> [Exercise objective] Repeat each record exactly as written, and drop any images.

> [Given data]
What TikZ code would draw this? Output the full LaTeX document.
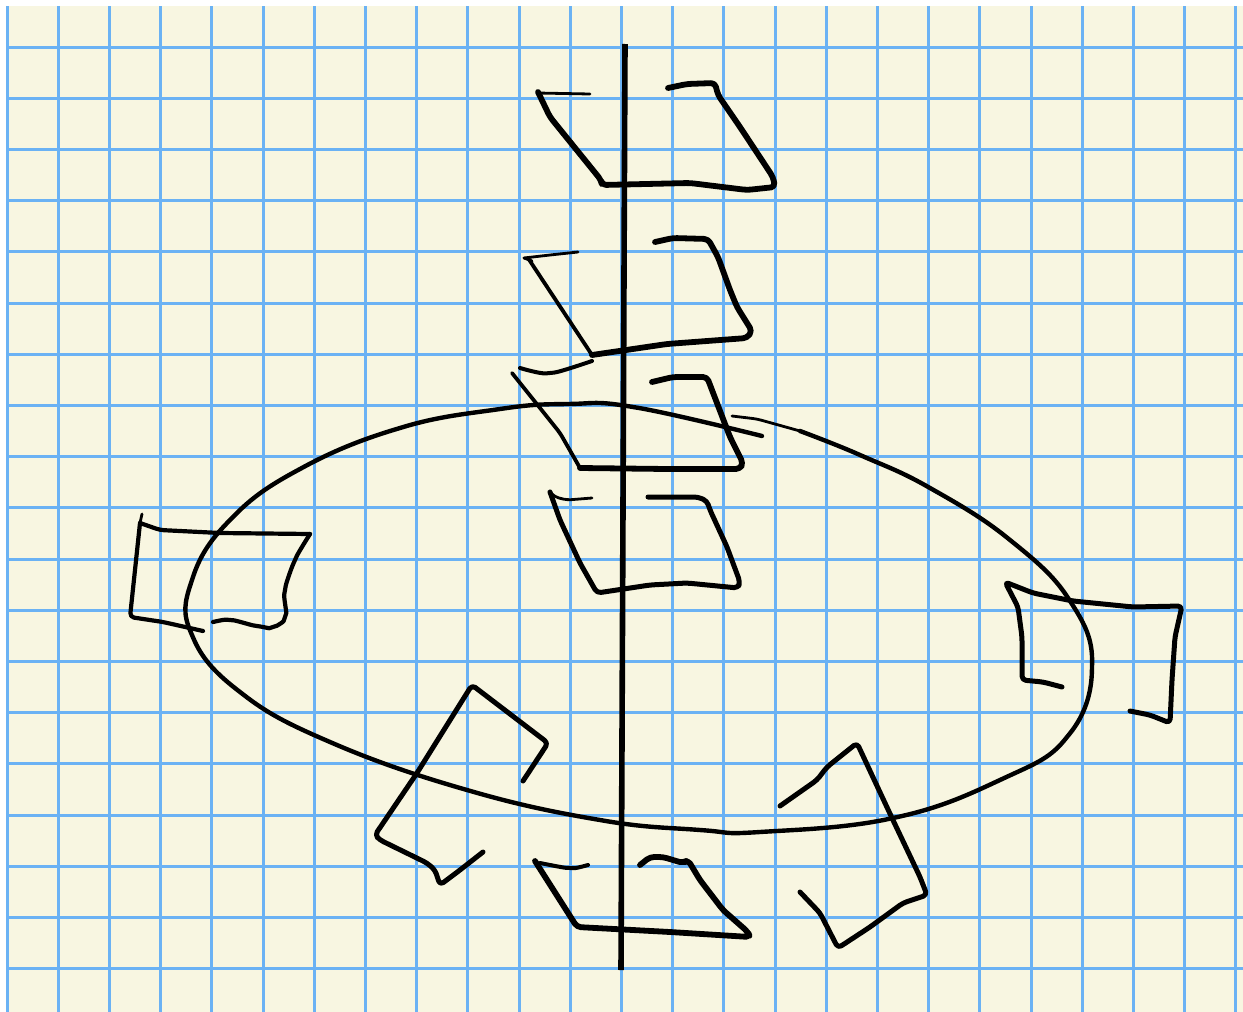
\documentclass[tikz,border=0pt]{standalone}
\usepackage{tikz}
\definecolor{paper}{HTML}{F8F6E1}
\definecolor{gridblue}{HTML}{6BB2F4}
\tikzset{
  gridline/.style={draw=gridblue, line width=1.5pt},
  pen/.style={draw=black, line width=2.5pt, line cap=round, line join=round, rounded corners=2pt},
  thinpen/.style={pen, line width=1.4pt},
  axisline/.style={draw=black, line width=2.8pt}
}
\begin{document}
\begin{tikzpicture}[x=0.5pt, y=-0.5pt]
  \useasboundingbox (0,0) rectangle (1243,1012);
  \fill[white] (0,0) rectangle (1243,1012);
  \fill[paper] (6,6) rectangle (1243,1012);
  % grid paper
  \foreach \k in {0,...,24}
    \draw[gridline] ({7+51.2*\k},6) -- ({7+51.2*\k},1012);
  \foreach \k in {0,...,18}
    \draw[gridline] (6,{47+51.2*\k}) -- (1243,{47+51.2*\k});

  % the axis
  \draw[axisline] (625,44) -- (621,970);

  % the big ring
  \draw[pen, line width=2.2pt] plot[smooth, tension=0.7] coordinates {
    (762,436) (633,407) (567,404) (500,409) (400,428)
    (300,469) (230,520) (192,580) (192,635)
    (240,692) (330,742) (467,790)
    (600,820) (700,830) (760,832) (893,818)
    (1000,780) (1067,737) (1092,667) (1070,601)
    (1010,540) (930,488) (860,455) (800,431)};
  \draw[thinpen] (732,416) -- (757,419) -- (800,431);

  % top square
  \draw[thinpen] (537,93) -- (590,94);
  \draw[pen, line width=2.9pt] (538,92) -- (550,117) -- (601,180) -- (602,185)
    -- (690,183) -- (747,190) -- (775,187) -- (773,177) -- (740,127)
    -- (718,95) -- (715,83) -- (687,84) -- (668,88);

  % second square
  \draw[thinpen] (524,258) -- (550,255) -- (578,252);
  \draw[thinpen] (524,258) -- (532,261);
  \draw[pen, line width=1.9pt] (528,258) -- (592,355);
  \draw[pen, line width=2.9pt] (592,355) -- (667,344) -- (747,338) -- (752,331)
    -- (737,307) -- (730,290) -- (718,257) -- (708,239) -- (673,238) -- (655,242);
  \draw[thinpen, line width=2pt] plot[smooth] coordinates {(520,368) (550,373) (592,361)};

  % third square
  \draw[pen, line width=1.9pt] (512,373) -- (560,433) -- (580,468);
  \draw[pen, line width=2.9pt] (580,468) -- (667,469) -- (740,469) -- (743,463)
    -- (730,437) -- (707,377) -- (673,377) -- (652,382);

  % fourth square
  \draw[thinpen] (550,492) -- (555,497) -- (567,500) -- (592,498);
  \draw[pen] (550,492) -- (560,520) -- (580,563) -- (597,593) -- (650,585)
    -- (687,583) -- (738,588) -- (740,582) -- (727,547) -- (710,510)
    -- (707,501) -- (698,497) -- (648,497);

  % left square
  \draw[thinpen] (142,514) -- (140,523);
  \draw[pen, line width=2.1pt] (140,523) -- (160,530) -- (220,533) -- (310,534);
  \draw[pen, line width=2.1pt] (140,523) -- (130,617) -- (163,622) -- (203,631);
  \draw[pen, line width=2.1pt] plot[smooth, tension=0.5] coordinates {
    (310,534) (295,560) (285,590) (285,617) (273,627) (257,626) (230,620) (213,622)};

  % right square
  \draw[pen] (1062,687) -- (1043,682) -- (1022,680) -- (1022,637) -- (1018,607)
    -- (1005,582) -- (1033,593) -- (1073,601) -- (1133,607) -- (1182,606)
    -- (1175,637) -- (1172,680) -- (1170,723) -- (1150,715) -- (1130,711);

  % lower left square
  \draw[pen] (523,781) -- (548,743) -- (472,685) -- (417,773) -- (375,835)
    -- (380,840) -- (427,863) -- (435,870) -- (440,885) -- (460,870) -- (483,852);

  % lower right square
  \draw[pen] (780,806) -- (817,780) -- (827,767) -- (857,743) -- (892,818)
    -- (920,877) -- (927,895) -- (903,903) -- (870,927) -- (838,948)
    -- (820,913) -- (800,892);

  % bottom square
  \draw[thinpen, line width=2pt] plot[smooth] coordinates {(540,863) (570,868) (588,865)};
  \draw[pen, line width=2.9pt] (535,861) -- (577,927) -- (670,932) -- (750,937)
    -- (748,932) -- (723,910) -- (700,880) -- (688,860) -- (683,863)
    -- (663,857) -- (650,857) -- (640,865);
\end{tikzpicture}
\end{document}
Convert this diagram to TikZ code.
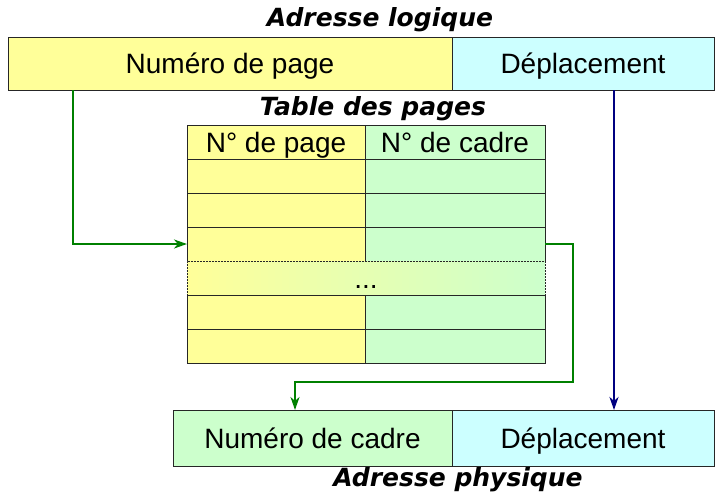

> [Task response]
What TikZ code would draw this? Output the full LaTeX document.
\documentclass[tikz,border=0pt]{standalone}
\usepackage{tikz}
\definecolor{paper}{HTML}{F8F6E1}
\definecolor{gridblue}{HTML}{6BB2F4}
\tikzset{
  gridline/.style={draw=gridblue, line width=1.5pt},
  pen/.style={draw=black, line width=2.5pt, line cap=round, line join=round, rounded corners=2pt},
  thinpen/.style={pen, line width=1.4pt},
  axisline/.style={draw=black, line width=2.8pt}
}
\begin{document}
\begin{tikzpicture}[x=0.5pt, y=-0.5pt]
  \useasboundingbox (0,0) rectangle (1243,1012);
  \fill[white] (0,0) rectangle (1243,1012);
  \fill[paper] (6,6) rectangle (1243,1012);
  % grid paper
  \foreach \k in {0,...,24}
    \draw[gridline] ({7+51.2*\k},6) -- ({7+51.2*\k},1012);
  \foreach \k in {0,...,18}
    \draw[gridline] (6,{47+51.2*\k}) -- (1243,{47+51.2*\k});

  % the axis
  \draw[axisline] (625,44) -- (621,970);

  % the big ring
  \draw[pen, line width=2.2pt] plot[smooth, tension=0.7] coordinates {
    (762,436) (633,407) (567,404) (500,409) (400,428)
    (300,469) (230,520) (192,580) (192,635)
    (240,692) (330,742) (467,790)
    (600,820) (700,830) (760,832) (893,818)
    (1000,780) (1067,737) (1092,667) (1070,601)
    (1010,540) (930,488) (860,455) (800,431)};
  \draw[thinpen] (732,416) -- (757,419) -- (800,431);

  % top square
  \draw[thinpen] (537,93) -- (590,94);
  \draw[pen, line width=2.9pt] (538,92) -- (550,117) -- (601,180) -- (602,185)
    -- (690,183) -- (747,190) -- (775,187) -- (773,177) -- (740,127)
    -- (718,95) -- (715,83) -- (687,84) -- (668,88);

  % second square
  \draw[thinpen] (524,258) -- (550,255) -- (578,252);
  \draw[thinpen] (524,258) -- (532,261);
  \draw[pen, line width=1.9pt] (528,258) -- (592,355);
  \draw[pen, line width=2.9pt] (592,355) -- (667,344) -- (747,338) -- (752,331)
    -- (737,307) -- (730,290) -- (718,257) -- (708,239) -- (673,238) -- (655,242);
  \draw[thinpen, line width=2pt] plot[smooth] coordinates {(520,368) (550,373) (592,361)};

  % third square
  \draw[pen, line width=1.9pt] (512,373) -- (560,433) -- (580,468);
  \draw[pen, line width=2.9pt] (580,468) -- (667,469) -- (740,469) -- (743,463)
    -- (730,437) -- (707,377) -- (673,377) -- (652,382);

  % fourth square
  \draw[thinpen] (550,492) -- (555,497) -- (567,500) -- (592,498);
  \draw[pen] (550,492) -- (560,520) -- (580,563) -- (597,593) -- (650,585)
    -- (687,583) -- (738,588) -- (740,582) -- (727,547) -- (710,510)
    -- (707,501) -- (698,497) -- (648,497);

  % left square
  \draw[thinpen] (142,514) -- (140,523);
  \draw[pen, line width=2.1pt] (140,523) -- (160,530) -- (220,533) -- (310,534);
  \draw[pen, line width=2.1pt] (140,523) -- (130,617) -- (163,622) -- (203,631);
  \draw[pen, line width=2.1pt] plot[smooth, tension=0.5] coordinates {
    (310,534) (295,560) (285,590) (285,617) (273,627) (257,626) (230,620) (213,622)};

  % right square
  \draw[pen] (1062,687) -- (1043,682) -- (1022,680) -- (1022,637) -- (1018,607)
    -- (1005,582) -- (1033,593) -- (1073,601) -- (1133,607) -- (1182,606)
    -- (1175,637) -- (1172,680) -- (1170,723) -- (1150,715) -- (1130,711);

  % lower left square
  \draw[pen] (523,781) -- (548,743) -- (472,685) -- (417,773) -- (375,835)
    -- (380,840) -- (427,863) -- (435,870) -- (440,885) -- (460,870) -- (483,852);

  % lower right square
  \draw[pen] (780,806) -- (817,780) -- (827,767) -- (857,743) -- (892,818)
    -- (920,877) -- (927,895) -- (903,903) -- (870,927) -- (838,948)
    -- (820,913) -- (800,892);

  % bottom square
  \draw[thinpen, line width=2pt] plot[smooth] coordinates {(540,863) (570,868) (588,865)};
  \draw[pen, line width=2.9pt] (535,861) -- (577,927) -- (670,932) -- (750,937)
    -- (748,932) -- (723,910) -- (700,880) -- (688,860) -- (683,863)
    -- (663,857) -- (650,857) -- (640,865);
\end{tikzpicture}
\end{document}
Convert this diagram to TikZ code.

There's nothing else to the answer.